--- SOURCE MATERIAL ---

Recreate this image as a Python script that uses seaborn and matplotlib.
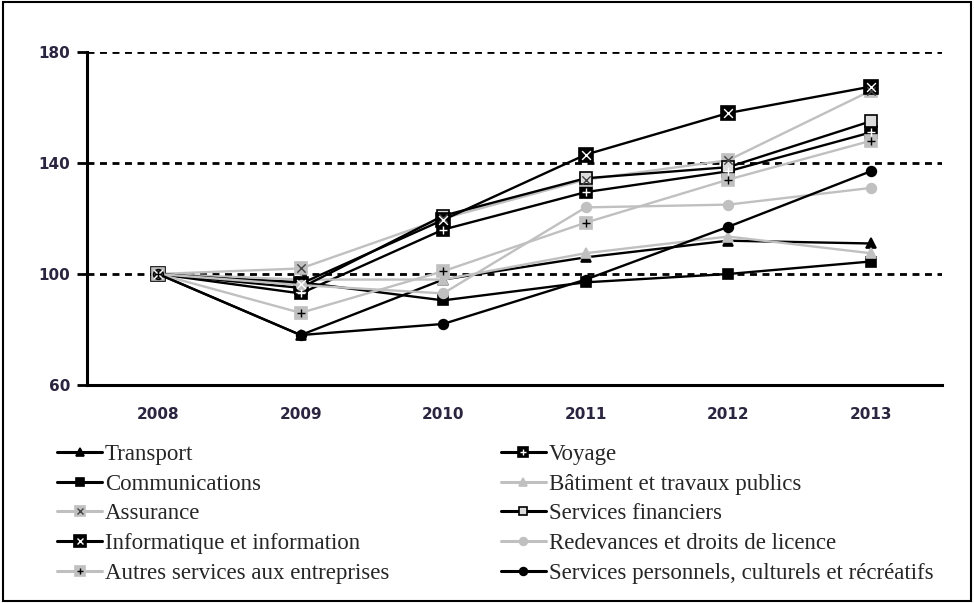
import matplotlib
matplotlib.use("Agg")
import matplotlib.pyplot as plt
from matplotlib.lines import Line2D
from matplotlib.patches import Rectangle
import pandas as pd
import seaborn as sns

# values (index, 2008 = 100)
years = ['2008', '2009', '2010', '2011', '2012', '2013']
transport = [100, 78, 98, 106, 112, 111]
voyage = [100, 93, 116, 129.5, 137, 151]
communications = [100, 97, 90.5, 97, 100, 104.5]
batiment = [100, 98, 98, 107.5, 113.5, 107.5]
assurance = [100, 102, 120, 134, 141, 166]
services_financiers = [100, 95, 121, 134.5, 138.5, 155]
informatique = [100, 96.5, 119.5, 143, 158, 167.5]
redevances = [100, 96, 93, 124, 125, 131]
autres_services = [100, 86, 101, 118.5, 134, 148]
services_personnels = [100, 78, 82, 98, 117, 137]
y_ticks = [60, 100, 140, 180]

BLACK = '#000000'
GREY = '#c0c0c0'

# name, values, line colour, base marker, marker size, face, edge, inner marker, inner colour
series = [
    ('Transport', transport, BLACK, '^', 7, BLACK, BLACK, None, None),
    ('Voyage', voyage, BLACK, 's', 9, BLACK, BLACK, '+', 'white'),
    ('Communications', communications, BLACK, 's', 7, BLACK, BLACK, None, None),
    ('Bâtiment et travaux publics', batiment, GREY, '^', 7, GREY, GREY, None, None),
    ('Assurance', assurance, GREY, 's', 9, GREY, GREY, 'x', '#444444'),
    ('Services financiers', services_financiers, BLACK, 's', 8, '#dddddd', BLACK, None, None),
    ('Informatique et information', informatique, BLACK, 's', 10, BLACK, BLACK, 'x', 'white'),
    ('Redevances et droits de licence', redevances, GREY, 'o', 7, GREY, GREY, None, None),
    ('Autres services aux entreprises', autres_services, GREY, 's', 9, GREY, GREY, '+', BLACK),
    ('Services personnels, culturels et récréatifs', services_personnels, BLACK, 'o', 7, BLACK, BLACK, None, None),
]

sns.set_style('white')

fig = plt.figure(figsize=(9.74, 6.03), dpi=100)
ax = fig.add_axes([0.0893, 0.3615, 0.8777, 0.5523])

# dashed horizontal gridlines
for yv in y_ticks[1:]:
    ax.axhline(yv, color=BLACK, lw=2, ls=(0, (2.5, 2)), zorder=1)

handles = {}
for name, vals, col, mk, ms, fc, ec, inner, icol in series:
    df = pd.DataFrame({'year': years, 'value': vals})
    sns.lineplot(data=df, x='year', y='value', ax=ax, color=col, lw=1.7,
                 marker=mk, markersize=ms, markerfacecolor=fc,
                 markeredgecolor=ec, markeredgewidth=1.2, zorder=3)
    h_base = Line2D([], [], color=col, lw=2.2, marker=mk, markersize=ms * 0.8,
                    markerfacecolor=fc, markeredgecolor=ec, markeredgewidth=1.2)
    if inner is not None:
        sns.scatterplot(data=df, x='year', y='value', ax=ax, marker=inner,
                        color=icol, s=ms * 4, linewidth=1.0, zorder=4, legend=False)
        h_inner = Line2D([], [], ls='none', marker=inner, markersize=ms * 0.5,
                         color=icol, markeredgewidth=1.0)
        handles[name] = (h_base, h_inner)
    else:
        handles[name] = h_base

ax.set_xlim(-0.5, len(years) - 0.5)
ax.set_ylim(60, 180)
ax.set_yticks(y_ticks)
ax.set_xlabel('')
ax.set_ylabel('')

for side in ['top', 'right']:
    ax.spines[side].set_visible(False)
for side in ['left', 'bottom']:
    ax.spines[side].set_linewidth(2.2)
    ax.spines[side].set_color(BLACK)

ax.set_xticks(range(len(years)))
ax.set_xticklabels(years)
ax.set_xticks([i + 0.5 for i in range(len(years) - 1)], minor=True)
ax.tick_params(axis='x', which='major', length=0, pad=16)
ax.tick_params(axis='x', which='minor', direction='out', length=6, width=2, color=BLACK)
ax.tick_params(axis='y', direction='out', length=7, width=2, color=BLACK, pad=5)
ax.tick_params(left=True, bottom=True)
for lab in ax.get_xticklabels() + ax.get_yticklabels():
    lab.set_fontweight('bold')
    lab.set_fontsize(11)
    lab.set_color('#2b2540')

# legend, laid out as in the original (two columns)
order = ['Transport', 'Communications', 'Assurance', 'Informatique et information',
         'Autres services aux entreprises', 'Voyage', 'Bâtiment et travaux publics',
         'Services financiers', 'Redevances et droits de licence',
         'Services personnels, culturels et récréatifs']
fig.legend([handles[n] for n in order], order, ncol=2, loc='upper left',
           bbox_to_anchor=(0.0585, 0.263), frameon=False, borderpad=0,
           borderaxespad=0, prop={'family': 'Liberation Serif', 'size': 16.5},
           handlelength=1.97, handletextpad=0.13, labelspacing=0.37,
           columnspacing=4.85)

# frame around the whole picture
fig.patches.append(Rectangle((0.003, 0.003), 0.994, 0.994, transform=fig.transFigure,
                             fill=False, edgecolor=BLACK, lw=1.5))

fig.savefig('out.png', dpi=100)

---

GOAL OF THE EXERCISE » Write out the listing word for word, omitting the pictures it holds.

EXERCISE RESULT »
Recreate this image as a Python script that uses seaborn and matplotlib.
import matplotlib
matplotlib.use("Agg")
import matplotlib.pyplot as plt
from matplotlib.lines import Line2D
from matplotlib.patches import Rectangle
import pandas as pd
import seaborn as sns

# values (index, 2008 = 100)
years = ['2008', '2009', '2010', '2011', '2012', '2013']
transport = [100, 78, 98, 106, 112, 111]
voyage = [100, 93, 116, 129.5, 137, 151]
communications = [100, 97, 90.5, 97, 100, 104.5]
batiment = [100, 98, 98, 107.5, 113.5, 107.5]
assurance = [100, 102, 120, 134, 141, 166]
services_financiers = [100, 95, 121, 134.5, 138.5, 155]
informatique = [100, 96.5, 119.5, 143, 158, 167.5]
redevances = [100, 96, 93, 124, 125, 131]
autres_services = [100, 86, 101, 118.5, 134, 148]
services_personnels = [100, 78, 82, 98, 117, 137]
y_ticks = [60, 100, 140, 180]

BLACK = '#000000'
GREY = '#c0c0c0'

# name, values, line colour, base marker, marker size, face, edge, inner marker, inner colour
series = [
    ('Transport', transport, BLACK, '^', 7, BLACK, BLACK, None, None),
    ('Voyage', voyage, BLACK, 's', 9, BLACK, BLACK, '+', 'white'),
    ('Communications', communications, BLACK, 's', 7, BLACK, BLACK, None, None),
    ('Bâtiment et travaux publics', batiment, GREY, '^', 7, GREY, GREY, None, None),
    ('Assurance', assurance, GREY, 's', 9, GREY, GREY, 'x', '#444444'),
    ('Services financiers', services_financiers, BLACK, 's', 8, '#dddddd', BLACK, None, None),
    ('Informatique et information', informatique, BLACK, 's', 10, BLACK, BLACK, 'x', 'white'),
    ('Redevances et droits de licence', redevances, GREY, 'o', 7, GREY, GREY, None, None),
    ('Autres services aux entreprises', autres_services, GREY, 's', 9, GREY, GREY, '+', BLACK),
    ('Services personnels, culturels et récréatifs', services_personnels, BLACK, 'o', 7, BLACK, BLACK, None, None),
]

sns.set_style('white')

fig = plt.figure(figsize=(9.74, 6.03), dpi=100)
ax = fig.add_axes([0.0893, 0.3615, 0.8777, 0.5523])

# dashed horizontal gridlines
for yv in y_ticks[1:]:
    ax.axhline(yv, color=BLACK, lw=2, ls=(0, (2.5, 2)), zorder=1)

handles = {}
for name, vals, col, mk, ms, fc, ec, inner, icol in series:
    df = pd.DataFrame({'year': years, 'value': vals})
    sns.lineplot(data=df, x='year', y='value', ax=ax, color=col, lw=1.7,
                 marker=mk, markersize=ms, markerfacecolor=fc,
                 markeredgecolor=ec, markeredgewidth=1.2, zorder=3)
    h_base = Line2D([], [], color=col, lw=2.2, marker=mk, markersize=ms * 0.8,
                    markerfacecolor=fc, markeredgecolor=ec, markeredgewidth=1.2)
    if inner is not None:
        sns.scatterplot(data=df, x='year', y='value', ax=ax, marker=inner,
                        color=icol, s=ms * 4, linewidth=1.0, zorder=4, legend=False)
        h_inner = Line2D([], [], ls='none', marker=inner, markersize=ms * 0.5,
                         color=icol, markeredgewidth=1.0)
        handles[name] = (h_base, h_inner)
    else:
        handles[name] = h_base

ax.set_xlim(-0.5, len(years) - 0.5)
ax.set_ylim(60, 180)
ax.set_yticks(y_ticks)
ax.set_xlabel('')
ax.set_ylabel('')

for side in ['top', 'right']:
    ax.spines[side].set_visible(False)
for side in ['left', 'bottom']:
    ax.spines[side].set_linewidth(2.2)
    ax.spines[side].set_color(BLACK)

ax.set_xticks(range(len(years)))
ax.set_xticklabels(years)
ax.set_xticks([i + 0.5 for i in range(len(years) - 1)], minor=True)
ax.tick_params(axis='x', which='major', length=0, pad=16)
ax.tick_params(axis='x', which='minor', direction='out', length=6, width=2, color=BLACK)
ax.tick_params(axis='y', direction='out', length=7, width=2, color=BLACK, pad=5)
ax.tick_params(left=True, bottom=True)
for lab in ax.get_xticklabels() + ax.get_yticklabels():
    lab.set_fontweight('bold')
    lab.set_fontsize(11)
    lab.set_color('#2b2540')

# legend, laid out as in the original (two columns)
order = ['Transport', 'Communications', 'Assurance', 'Informatique et information',
         'Autres services aux entreprises', 'Voyage', 'Bâtiment et travaux publics',
         'Services financiers', 'Redevances et droits de licence',
         'Services personnels, culturels et récréatifs']
fig.legend([handles[n] for n in order], order, ncol=2, loc='upper left',
           bbox_to_anchor=(0.0585, 0.263), frameon=False, borderpad=0,
           borderaxespad=0, prop={'family': 'Liberation Serif', 'size': 16.5},
           handlelength=1.97, handletextpad=0.13, labelspacing=0.37,
           columnspacing=4.85)

# frame around the whole picture
fig.patches.append(Rectangle((0.003, 0.003), 0.994, 0.994, transform=fig.transFigure,
                             fill=False, edgecolor=BLACK, lw=1.5))

fig.savefig('out.png', dpi=100)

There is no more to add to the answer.